Do the following tasks (Reasoning is not required).

  1. What is the shape of \mathbf{W}^{\mathbf{M}} for \mathbf{M} \in \left\{ \mathbf{Q}, \mathbf{K}, \mathbf{V} \right\}?

  2. What is the shape of \mathbf{q}_{l_1}?

  3. What is the relationship between \mathbf{q}_{l_1} and \mathbf{W}^{\mathbf{Q}}?

  4. For \mathbf{m} \in \left\{ \mathbf{k}, \mathbf{v} \right\} , what is the shape of \mathbf{m}_{l_2}?

  5. What is the relationship between \mathbf{m}_{l_2} and \mathbf{W}^{\mathbf{M}}?

\color{green}{\text{### WRITE YOUR SOLUTION HERE ###}}

  1. The shape of \mathbf{W}^{\mathbf{Q}} is \left( H \cdot D_{qk}, D_1 \right).

    The shape of \mathbf{W}^{\mathbf{K}} is \left( H \cdot D_{qk}, D_2 \right).

    The shape of \mathbf{W}^{\mathbf{V}}_h is \left( H \cdot D_v, D_2 \right).

  2. The shape of \mathbf{q}_{l_1} is \left( H \cdot D_{qk}, \right).

\mathbf{q}_{l_1} = \mathbf{W}^{\mathbf{Q}} \mathbf{x}_{l_1} .
  1. The shape of \mathbf{k}_{l_2} is \left( H \cdot D_{qk}, \right).

    The shape of \mathbf{v}_{l_2} is \left( H \cdot D_v, \right).

\mathbf{k}_{l_2} = \mathbf{W}^{\mathbf{K}} \mathbf{y}_{l_2} .
\mathbf{v}_{l_2} = \mathbf{W}^{\mathbf{V}} \mathbf{y}_{l_2} .

\color{red}{\text{""" END OF THIS PART """}}

  1. In part 1, we found the shapes in each head to be D_{qk}\times D_1, D_{qk}\times D_2 and D_{v}\times D_2. Since they are concatenated now, we simply multiply the number of rows by H. This yields \boxed{HD_{qk}\times D_1, HD_{qk}\times D_2} and \boxed{HD_{v}\times D_2}.

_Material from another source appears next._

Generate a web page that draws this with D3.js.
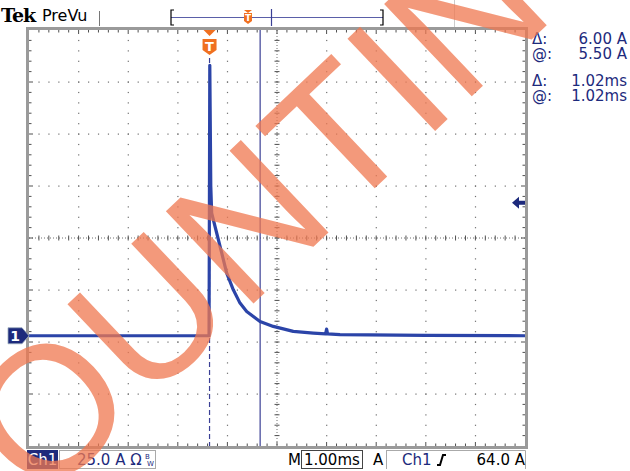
<!DOCTYPE html>
<html>
<head>
<meta charset="utf-8">
<script src="https://cdn.jsdelivr.net/npm/d3@7"></script>
<style>
  body { margin: 0; background: #fff; }
  svg { display: block; font-family: "DejaVu Sans", sans-serif; }
</style>
</head>
<body>
<div id="scope"></div>
<script>
// screen settings
const divsX = 10;
const divsY = 8;
const msPerDiv = 1.0;
const ampPerDiv = 25.0;
const groundDiv = -1.88;   // channel 1 zero level, divisions from centre
const triggerMs = 3.64;
const cursorMs = [3.64, 4.66];
const triggerLevelA = 64.0;

// trace of channel 1
const timeMs = [0, 3.63, 3.645, 3.652, 3.665, 3.683, 3.784, 3.885, 3.986, 4.119, 4.254, 4.389,
                4.657, 4.925, 5.329, 5.732, 5.98, 6.0, 6.02, 6.27, 8.0, 10];
const currentA = [0, 0, 130, 110, 72, 59, 49.4, 39.8, 30.1, 22.1, 15.7, 11.7,
                  6.9, 4.5, 2.1, 1.3, 0.9, 3.2, 0.9, 0.5, 0.2, 0];

// readouts
const readLabels = ["\u0394:", "@:", "\u0394:", "@:"];
const readValues = ["6.00 A", "5.50 A", "1.02ms", "1.02ms"];

const W = 630, H = 471;
const pL = 29, pR = 525, pT = 30, pB = 446;
const navy = "#1d2a7c";
const orange = "#f07020";

const svg = d3.select("#scope").append("svg")
  .attr("width", W).attr("height", H);

const x = d3.scaleLinear().domain([0, divsX * msPerDiv]).range([pL, pR]);
const y = d3.scaleLinear()
  .domain([(-divsY / 2 - groundDiv) * ampPerDiv, (divsY / 2 - groundDiv) * ampPerDiv])
  .range([pB, pT]);

const divW = (pR - pL) / divsX;
const divH = (pB - pT) / divsY;

// frame
svg.append("rect")
  .attr("x", pL - 1.5).attr("y", pT - 1.5)
  .attr("width", pR - pL + 3).attr("height", pB - pT + 3)
  .attr("fill", "none").attr("stroke", "#9a9a9a").attr("stroke-width", 3);

const grid = svg.append("g").attr("fill", "#707070");

// dotted graticule
for (let i = 1; i < divsX; i++) {
  const gx = pL + i * divW;
  if (i === divsX / 2) continue;
  d3.range(1, divsY * 5).forEach(k => {
    grid.append("rect").attr("x", gx - 0.5).attr("y", pT + k * divH / 5 - 0.5)
      .attr("width", 1.2).attr("height", 1.2);
  });
}
for (let j = 1; j < divsY; j++) {
  const gy = pT + j * divH;
  if (j === divsY / 2) continue;
  d3.range(1, divsX * 5).forEach(k => {
    grid.append("rect").attr("x", pL + k * divW / 5 - 0.5).attr("y", gy - 0.5)
      .attr("width", 1.2).attr("height", 1.2);
  });
}

// centre cross with minor ticks
const cx = pL + divW * divsX / 2, cy = pT + divH * divsY / 2;
svg.append("line").attr("x1", pL).attr("x2", pR).attr("y1", cy).attr("y2", cy)
  .attr("stroke", "#707070").attr("stroke-dasharray", "1,2");
svg.append("line").attr("x1", cx).attr("x2", cx).attr("y1", pT).attr("y2", pB)
  .attr("stroke", "#707070").attr("stroke-dasharray", "1,2");

const ticks = svg.append("g").attr("stroke", "#505050").attr("stroke-width", 1);
d3.range(1, divsX * 5).forEach(k => {
  const tx = pL + k * divW / 5;
  const len = k % 5 === 0 ? 4 : 2.5;
  ticks.append("line").attr("x1", tx).attr("x2", tx).attr("y1", cy - 2.5).attr("y2", cy + 2.5);
  ticks.append("line").attr("x1", tx).attr("x2", tx).attr("y1", pT).attr("y2", pT + len);
  ticks.append("line").attr("x1", tx).attr("x2", tx).attr("y1", pB).attr("y2", pB - len);
});
d3.range(1, divsY * 5).forEach(k => {
  const ty = pT + k * divH / 5;
  const len = k % 5 === 0 ? 4 : 2.5;
  ticks.append("line").attr("y1", ty).attr("y2", ty).attr("x1", cx - 2.5).attr("x2", cx + 2.5);
  ticks.append("line").attr("y1", ty).attr("y2", ty).attr("x1", pL).attr("x2", pL + len);
  ticks.append("line").attr("y1", ty).attr("y2", ty).attr("x1", pR).attr("x2", pR - len);
});

// cursors
svg.append("line")
  .attr("x1", x(cursorMs[0])).attr("x2", x(cursorMs[0]))
  .attr("y1", 58).attr("y2", pB)
  .attr("stroke", "#3a3f95").attr("stroke-width", 1.2).attr("stroke-dasharray", "5,3");
svg.append("line")
  .attr("x1", x(cursorMs[1])).attr("x2", x(cursorMs[1]))
  .attr("y1", pT).attr("y2", pB)
  .attr("stroke", "#3a3f95").attr("stroke-width", 1.2);

// trace
const line = d3.line().x((d, i) => x(timeMs[i])).y(d => y(d));
svg.append("path")
  .datum(currentA)
  .attr("d", line)
  .attr("fill", "none")
  .attr("stroke", "#2b44a8")
  .attr("stroke-width", 3.2)
  .attr("stroke-linejoin", "round");

// trigger marker on top
const tx0 = x(triggerMs);
svg.append("path")
  .attr("d", `M${tx0 - 6},${pT} L${tx0 + 6},${pT} L${tx0},${pT + 6} Z`)
  .attr("fill", orange);
svg.append("path")
  .attr("d", `M${tx0 - 7},${pT + 9} h14 v11 l-7,5 l-7,-5 Z`)
  .attr("fill", orange);
svg.append("text").attr("x", tx0).attr("y", pT + 21)
  .attr("text-anchor", "middle").attr("fill", "#fff")
  .attr("font-size", 13).attr("font-weight", "bold").text("T");

// trigger level arrow on right
const ty0 = y(triggerLevelA);
svg.append("path")
  .attr("d", `M${pR - 13},${ty0} l7,-6 v4 h6 v4 h-6 v4 Z`)
  .attr("fill", navy);

// ground marker
const gy0 = y(0);
svg.append("path")
  .attr("d", `M8,${gy0 - 8} h14 l7,8 l-7,8 h-14 Z`)
  .attr("fill", navy).attr("stroke", "#9ab").attr("stroke-width", 0.8);
svg.append("text").attr("x", 15).attr("y", gy0 + 5.5)
  .attr("text-anchor", "middle").attr("fill", "#fff")
  .attr("font-size", 14).attr("font-weight", "bold").text("1");

// header
svg.append("text").attr("x", 1).attr("y", 22)
  .attr("font-family", "'DejaVu Serif', serif").attr("font-weight", "bold")
  .attr("font-size", 19).attr("fill", "#000").attr("letter-spacing", -1).text("Tek");
svg.append("text").attr("x", 42).attr("y", 21)
  .attr("font-size", 16).attr("fill", "#000").text("PreVu");
svg.append("line").attr("x1", 99.5).attr("x2", 99.5).attr("y1", 11).attr("y2", 26)
  .attr("stroke", "#777").attr("stroke-width", 1);
svg.append("line").attr("x1", 454.5).attr("x2", 454.5).attr("y1", 0).attr("y2", 27)
  .attr("stroke", "#ccc").attr("stroke-width", 1);

// record view bar
svg.append("line").attr("x1", 171).attr("x2", 383).attr("y1", 17.5).attr("y2", 17.5)
  .attr("stroke", "#5a5fa8").attr("stroke-width", 1.2);
svg.append("path").attr("d", "M174,10 h-3 v15 h3").attr("fill", "none").attr("stroke", "#000").attr("stroke-width", 1.2);
svg.append("path").attr("d", "M380,10 h3 v15 h-3").attr("fill", "none").attr("stroke", "#000").attr("stroke-width", 1.2);
svg.append("line").attr("x1", 271.5).attr("x2", 271.5).attr("y1", 9).attr("y2", 26)
  .attr("stroke", "#3a3f95").attr("stroke-width", 1.2);
const bt = 248;
svg.append("path").attr("d", `M${bt - 4},10 h8 l-4,3 Z`).attr("fill", orange);
svg.append("path").attr("d", `M${bt - 4},13 h8 v8 l-4,3 l-4,-3 Z`).attr("fill", orange);
svg.append("text").attr("x", bt).attr("y", 21).attr("text-anchor", "middle")
  .attr("fill", "#fff").attr("font-size", 9).attr("font-weight", "bold").text("T");

// readouts
const rowY = [44, 59, 86, 101];
readLabels.forEach((t, i) => {
  svg.append("text").attr("x", 532).attr("y", rowY[i])
    .attr("font-size", 15).attr("fill", navy).text(t);
  svg.append("text").attr("x", 627).attr("y", rowY[i]).attr("text-anchor", "end")
    .attr("font-size", 15).attr("fill", navy).text(readValues[i]);
});

// bottom status bar
svg.append("rect").attr("x", 27).attr("y", 450).attr("width", 31).attr("height", 19).attr("fill", navy);
svg.append("text").attr("x", 42.5).attr("y", 465).attr("text-anchor", "middle")
  .attr("fill", "#fff").attr("font-size", 15).text("Ch1");
svg.append("rect").attr("x", 59.5).attr("y", 450.5).attr("width", 96).attr("height", 18)
  .attr("fill", "none").attr("stroke", "#aaa");
svg.append("text").attr("x", 77).attr("y", 465).attr("fill", navy).attr("font-size", 15)
  .text(ampPerDiv.toFixed(1) + " A \u03A9");
svg.append("text").attr("x", 145).attr("y", 459).attr("fill", navy).attr("font-size", 7).text("B");
svg.append("text").attr("x", 147).attr("y", 466).attr("fill", navy).attr("font-size", 7).text("W");

svg.append("text").attr("x", 288).attr("y", 465).attr("fill", "#000").attr("font-size", 15).text("M");
svg.append("rect").attr("x", 301.5).attr("y", 450.5).attr("width", 61).attr("height", 18)
  .attr("fill", "none").attr("stroke", "#444");
svg.append("text").attr("x", 304).attr("y", 465).attr("fill", "#000").attr("font-size", 15)
  .text(msPerDiv.toFixed(2) + "ms");
svg.append("text").attr("x", 373).attr("y", 465).attr("fill", "#000").attr("font-size", 15).text("A");
svg.append("path").attr("d", "M386.5,450 v19 M386.5,450.5 H525.5 V469")
  .attr("fill", "none").attr("stroke", "#aaa");
svg.append("text").attr("x", 402).attr("y", 465).attr("fill", navy).attr("font-size", 15).text("Ch1");
svg.append("path").attr("d", "M437,465 h3 l3,-10 h3")
  .attr("fill", "none").attr("stroke", "#000").attr("stroke-width", 2);
svg.append("text").attr("x", 525).attr("y", 465).attr("text-anchor", "end")
  .attr("fill", "#000").attr("font-size", 15).text(triggerLevelA.toFixed(1) + " A");

// watermark
svg.append("text")
  .attr("transform", "translate(-58,599) rotate(-43.5)")
  .attr("font-family", "'Liberation Sans', sans-serif")
  .attr("font-size", 185)
  .attr("fill", "#f07850")
  .attr("opacity", 0.75)
  .attr("letter-spacing", 1)
  .text("COUNTING");
</script>
</body>
</html>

  2. q_{l_1} is a concatenation of all the query vectors, which are D_{qk}\times 1. So we get \boxed{HD_{qk}\times 1}.

  3. q_{l_1} is obtained from multiplying W^Q with the input x_{l_1}.

  4. Similar to question 2, we have \boxed{HD_{qk}\times 1, HD_{v}\times 1 }

  5. They are obtained from multiplying W^K and W^V with y_{l_2}, respectively.

Should we write down as pure math or python? For math should it be: A \in \mathbb{R}^{m \times n}, instead of (m, n)? And for vector v \in \mathbb{R}^n instead of (n,)?

If you mean as in the final answer and reasoning, then yes, because all USAAIO solutions + answers must be typeset and formatted correctly.